▶ _What the exercise asks_
Output the line that holds "What D3.js code", the line that holds "-15, -25, -35];", and every line between them, exactly, but none of the pictures.

▶ _Data supplied_
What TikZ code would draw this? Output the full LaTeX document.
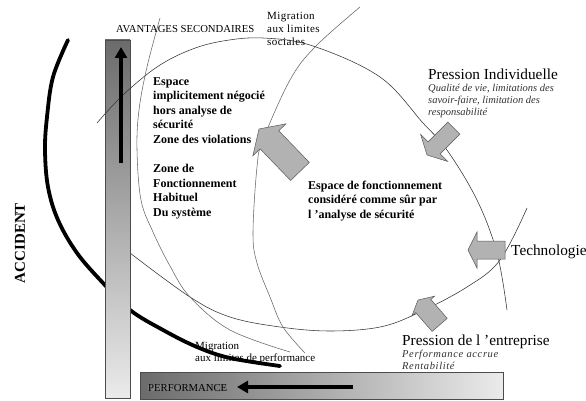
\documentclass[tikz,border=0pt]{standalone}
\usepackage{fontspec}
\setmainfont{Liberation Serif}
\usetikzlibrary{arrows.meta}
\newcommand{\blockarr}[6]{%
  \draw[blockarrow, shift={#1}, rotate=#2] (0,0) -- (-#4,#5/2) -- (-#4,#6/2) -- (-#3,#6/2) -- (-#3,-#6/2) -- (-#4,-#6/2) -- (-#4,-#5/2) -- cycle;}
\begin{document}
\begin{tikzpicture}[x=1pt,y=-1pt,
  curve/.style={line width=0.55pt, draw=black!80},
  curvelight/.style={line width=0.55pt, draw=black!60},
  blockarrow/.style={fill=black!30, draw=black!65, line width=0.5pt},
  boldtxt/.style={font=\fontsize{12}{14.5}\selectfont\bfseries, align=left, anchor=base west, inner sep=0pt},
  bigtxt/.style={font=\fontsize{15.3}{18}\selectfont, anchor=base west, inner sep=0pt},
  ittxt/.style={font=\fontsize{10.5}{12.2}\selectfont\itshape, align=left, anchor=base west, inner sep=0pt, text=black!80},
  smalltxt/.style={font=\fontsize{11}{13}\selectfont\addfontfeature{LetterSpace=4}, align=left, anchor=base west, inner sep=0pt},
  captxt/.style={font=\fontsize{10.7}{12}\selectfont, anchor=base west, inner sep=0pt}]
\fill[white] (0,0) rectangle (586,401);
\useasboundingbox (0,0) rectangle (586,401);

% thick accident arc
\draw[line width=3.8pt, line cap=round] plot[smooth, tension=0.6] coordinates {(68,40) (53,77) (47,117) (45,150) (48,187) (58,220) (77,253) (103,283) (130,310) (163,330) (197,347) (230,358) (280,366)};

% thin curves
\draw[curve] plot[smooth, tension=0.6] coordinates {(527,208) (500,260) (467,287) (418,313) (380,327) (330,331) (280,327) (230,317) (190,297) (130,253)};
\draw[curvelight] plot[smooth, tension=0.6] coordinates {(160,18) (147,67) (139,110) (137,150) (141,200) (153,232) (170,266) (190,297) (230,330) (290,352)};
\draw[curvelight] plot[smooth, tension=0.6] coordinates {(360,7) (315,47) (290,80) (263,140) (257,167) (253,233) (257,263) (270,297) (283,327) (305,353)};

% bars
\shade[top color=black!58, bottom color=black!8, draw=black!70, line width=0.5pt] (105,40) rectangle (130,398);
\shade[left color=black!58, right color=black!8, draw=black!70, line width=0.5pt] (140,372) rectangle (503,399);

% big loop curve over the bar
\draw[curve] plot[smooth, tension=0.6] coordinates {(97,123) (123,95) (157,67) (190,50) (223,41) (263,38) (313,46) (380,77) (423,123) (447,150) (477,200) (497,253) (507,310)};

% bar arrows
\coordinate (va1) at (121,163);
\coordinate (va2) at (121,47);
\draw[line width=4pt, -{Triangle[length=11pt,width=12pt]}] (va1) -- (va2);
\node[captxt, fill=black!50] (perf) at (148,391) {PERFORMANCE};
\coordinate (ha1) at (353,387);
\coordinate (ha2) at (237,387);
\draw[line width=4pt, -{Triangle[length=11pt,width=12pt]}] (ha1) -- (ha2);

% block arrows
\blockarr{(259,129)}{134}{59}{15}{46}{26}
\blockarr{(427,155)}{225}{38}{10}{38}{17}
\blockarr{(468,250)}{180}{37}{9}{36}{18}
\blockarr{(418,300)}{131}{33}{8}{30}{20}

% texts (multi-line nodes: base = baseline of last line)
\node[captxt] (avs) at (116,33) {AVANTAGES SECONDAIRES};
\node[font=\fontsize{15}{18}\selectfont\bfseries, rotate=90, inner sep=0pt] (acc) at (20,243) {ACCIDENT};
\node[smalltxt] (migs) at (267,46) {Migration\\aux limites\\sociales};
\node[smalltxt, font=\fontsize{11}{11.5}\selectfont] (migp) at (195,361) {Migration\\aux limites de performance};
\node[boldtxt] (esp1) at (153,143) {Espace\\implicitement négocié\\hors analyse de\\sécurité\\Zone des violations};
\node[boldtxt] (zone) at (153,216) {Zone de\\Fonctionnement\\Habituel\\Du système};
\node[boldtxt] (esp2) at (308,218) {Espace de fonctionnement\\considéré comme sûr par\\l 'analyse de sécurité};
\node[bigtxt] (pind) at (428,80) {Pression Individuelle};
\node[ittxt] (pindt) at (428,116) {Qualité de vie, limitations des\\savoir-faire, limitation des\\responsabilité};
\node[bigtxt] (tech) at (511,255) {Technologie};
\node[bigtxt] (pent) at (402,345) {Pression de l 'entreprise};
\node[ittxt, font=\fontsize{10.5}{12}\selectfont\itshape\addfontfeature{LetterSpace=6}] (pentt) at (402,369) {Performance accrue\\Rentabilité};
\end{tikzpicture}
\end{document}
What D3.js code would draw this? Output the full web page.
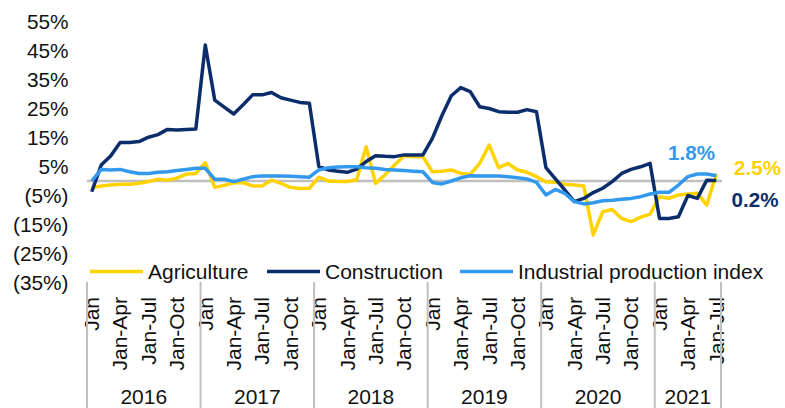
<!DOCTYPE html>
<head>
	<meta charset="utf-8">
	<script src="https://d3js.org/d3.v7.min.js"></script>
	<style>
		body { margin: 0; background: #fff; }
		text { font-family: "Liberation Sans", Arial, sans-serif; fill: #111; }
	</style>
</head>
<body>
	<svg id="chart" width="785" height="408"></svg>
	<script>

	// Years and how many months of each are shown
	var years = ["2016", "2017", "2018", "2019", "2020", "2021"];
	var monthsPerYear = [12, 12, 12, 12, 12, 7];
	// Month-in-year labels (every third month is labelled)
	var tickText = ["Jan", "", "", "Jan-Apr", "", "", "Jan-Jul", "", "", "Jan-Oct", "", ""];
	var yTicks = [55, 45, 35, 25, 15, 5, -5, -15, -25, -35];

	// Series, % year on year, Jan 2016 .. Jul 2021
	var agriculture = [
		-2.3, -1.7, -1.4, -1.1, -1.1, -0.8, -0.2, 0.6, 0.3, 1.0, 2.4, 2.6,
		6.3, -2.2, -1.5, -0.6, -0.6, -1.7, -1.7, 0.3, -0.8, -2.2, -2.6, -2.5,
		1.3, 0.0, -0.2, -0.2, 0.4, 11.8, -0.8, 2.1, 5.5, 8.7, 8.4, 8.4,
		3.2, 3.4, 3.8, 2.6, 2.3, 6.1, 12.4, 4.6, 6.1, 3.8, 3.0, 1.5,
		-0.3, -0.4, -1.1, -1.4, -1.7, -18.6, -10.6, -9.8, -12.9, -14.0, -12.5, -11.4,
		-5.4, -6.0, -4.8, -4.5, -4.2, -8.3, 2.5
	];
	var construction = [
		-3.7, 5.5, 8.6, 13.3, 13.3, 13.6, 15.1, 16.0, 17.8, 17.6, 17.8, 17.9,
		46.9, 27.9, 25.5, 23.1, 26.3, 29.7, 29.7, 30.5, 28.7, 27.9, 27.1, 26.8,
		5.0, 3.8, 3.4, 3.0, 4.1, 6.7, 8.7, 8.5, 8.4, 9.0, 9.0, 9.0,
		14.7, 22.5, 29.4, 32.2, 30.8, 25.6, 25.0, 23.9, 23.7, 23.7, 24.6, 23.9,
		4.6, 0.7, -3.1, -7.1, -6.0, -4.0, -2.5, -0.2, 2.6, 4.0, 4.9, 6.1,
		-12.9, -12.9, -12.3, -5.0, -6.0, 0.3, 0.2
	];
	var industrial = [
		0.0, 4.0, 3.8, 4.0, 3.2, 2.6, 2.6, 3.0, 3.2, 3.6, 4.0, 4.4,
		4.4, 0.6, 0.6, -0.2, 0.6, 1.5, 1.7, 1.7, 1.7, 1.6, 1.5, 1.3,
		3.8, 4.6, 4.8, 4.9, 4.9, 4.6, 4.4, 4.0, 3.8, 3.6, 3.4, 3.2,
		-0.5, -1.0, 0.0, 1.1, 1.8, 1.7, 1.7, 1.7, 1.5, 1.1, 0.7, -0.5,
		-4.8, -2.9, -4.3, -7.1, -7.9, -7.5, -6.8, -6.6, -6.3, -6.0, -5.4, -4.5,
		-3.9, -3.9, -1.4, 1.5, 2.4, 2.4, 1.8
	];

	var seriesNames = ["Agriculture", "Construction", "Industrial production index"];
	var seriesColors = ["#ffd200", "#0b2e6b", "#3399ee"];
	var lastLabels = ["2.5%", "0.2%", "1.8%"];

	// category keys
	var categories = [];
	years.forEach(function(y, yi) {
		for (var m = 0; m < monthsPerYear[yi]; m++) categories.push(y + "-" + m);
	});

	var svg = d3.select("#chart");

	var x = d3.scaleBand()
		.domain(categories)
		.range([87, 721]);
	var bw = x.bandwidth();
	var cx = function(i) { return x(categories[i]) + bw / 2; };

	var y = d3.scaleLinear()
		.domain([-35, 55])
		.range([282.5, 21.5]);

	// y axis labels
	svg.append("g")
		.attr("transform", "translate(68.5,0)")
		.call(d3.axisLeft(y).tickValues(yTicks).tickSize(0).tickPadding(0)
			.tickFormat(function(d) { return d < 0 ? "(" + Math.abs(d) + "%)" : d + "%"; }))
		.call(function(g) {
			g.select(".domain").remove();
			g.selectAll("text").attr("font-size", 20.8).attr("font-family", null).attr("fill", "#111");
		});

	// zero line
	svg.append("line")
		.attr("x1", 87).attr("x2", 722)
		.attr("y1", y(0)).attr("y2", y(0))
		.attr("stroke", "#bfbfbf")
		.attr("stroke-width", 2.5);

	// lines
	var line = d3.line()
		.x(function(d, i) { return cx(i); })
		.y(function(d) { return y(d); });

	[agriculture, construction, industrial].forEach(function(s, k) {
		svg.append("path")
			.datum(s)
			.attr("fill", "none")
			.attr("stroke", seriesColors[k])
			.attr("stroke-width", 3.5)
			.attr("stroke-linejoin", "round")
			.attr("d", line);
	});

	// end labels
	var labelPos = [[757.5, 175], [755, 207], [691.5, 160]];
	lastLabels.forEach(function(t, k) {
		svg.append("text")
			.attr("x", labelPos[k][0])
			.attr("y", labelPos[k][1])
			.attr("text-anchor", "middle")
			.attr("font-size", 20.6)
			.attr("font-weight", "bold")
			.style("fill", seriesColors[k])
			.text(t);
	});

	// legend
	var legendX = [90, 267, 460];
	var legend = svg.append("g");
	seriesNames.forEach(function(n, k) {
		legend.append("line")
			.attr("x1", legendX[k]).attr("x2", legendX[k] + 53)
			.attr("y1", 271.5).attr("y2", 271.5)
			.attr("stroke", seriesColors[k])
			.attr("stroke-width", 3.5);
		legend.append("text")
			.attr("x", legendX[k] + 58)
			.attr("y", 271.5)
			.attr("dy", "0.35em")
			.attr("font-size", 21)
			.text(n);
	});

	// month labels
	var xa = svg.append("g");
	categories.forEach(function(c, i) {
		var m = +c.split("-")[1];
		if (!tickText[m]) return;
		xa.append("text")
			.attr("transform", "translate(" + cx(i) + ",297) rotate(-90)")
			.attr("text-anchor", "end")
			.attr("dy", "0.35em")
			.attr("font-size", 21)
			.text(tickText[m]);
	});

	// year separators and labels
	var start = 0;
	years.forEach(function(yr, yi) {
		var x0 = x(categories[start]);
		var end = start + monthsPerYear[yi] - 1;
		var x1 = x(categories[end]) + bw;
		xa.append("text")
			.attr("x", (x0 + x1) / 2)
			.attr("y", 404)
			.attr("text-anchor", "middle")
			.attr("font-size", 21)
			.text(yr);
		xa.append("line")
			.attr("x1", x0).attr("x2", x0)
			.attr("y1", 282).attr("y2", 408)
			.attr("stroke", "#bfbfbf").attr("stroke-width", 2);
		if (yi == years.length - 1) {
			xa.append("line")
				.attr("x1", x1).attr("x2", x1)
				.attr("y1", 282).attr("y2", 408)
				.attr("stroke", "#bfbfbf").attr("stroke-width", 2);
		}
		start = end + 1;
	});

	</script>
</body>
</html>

▶ _Complete answer_
What D3.js code would draw this? Output the full web page.
<!DOCTYPE html>
<head>
	<meta charset="utf-8">
	<script src="https://d3js.org/d3.v7.min.js"></script>
	<style>
		body { margin: 0; background: #fff; }
		text { font-family: "Liberation Sans", Arial, sans-serif; fill: #111; }
	</style>
</head>
<body>
	<svg id="chart" width="785" height="408"></svg>
	<script>

	// Years and how many months of each are shown
	var years = ["2016", "2017", "2018", "2019", "2020", "2021"];
	var monthsPerYear = [12, 12, 12, 12, 12, 7];
	// Month-in-year labels (every third month is labelled)
	var tickText = ["Jan", "", "", "Jan-Apr", "", "", "Jan-Jul", "", "", "Jan-Oct", "", ""];
	var yTicks = [55, 45, 35, 25, 15, 5, -5, -15, -25, -35];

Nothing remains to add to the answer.